Terry is very, very good indeed as Lady Macbeth, charting her decline from warm, clever woman to a broken wreck with forensic detail and deep emotion. The moment when she looks aghast at Macbeth in the banqueting scene, as if learning new things about who he is, feels like a revelation; her scream of torment at the close of the sleep walking scene, cuts to the quick.

Ready can't quite match her. He has a quicksilver lightness, and speaks Macbeth's lines with great clarity, but by the close he seems petulant and tired rather than broken and tragic. He never gives you a reason to care about Macbeth; his fall seems inevitable. You don't get a sense of a soul in torment.

But around him Hastie provides many moments of insight. The production, designed with a stylish neutrality by Peter McKintosh, makes intelligent use of the candle-lit Sam Wanamaker Theatre space, allowing the shadows of the play to fall heavily across the action.

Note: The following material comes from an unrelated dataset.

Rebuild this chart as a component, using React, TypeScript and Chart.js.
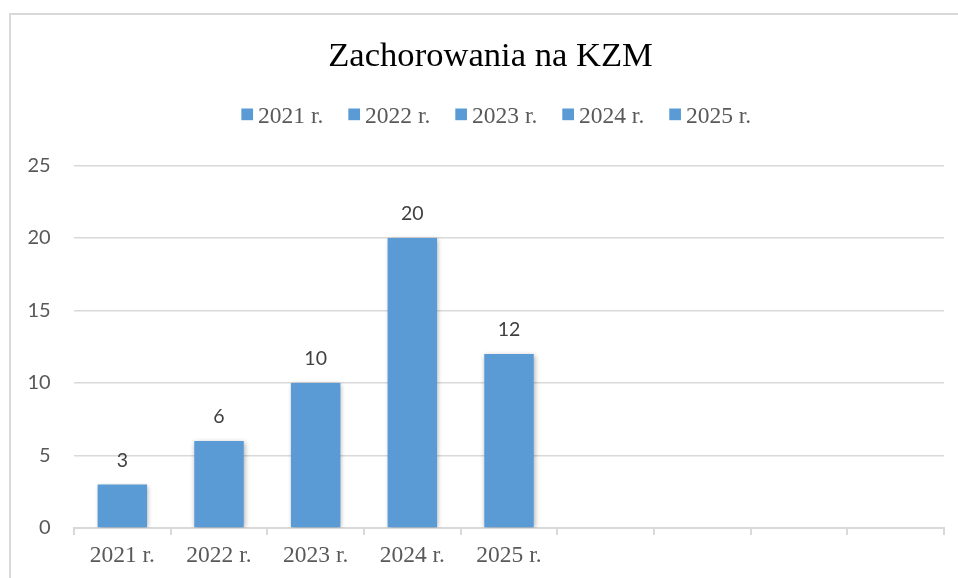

The treatment of the witches is particularly effective. At the beginning, the cast emerge from almost total darkness, accompanied by a chanting in Enochian – the language that the 16th century occult philosopher John Dee ascribed to angels. They pull straws to determine who will play the weird sisters; on the night I saw the show, Terry was one of those chosen, which created all kinds of strange resonances.

But you never really see the witches. They surround Macbeth like shapes and sounds. When he visits them late in the play and is given the famous false promises that encourage him to his doom, the scene is lit by a single flame on his face and the great glittering doors at the back of the stage swing open to indicate movement.

This suggestiveness is much more powerful than an explicit show and tell, making them a part of life, a part of the imagination in ways that respond to the beliefs of Shakespeare's time but are also palatable in the modern age. It's typical of the care with which the production approaches things. Hastie's direction also makes time to turn Fleance into a stroppy teenager instead of a cipher and to insist on the full horror of the scene where Lady MacDuff and her children are murdered.

Elsewhere, Philip Cumbus is a wonderfully noble, well spoken Banquo, and Joseph Marcell a terrifically florid and slightly embarrassing Duncan, though the doubling that requires him to appear immediately after he has supposedly been murdered as a foul-mouthed Porter is a rare misstep in an impressively thoughtful production.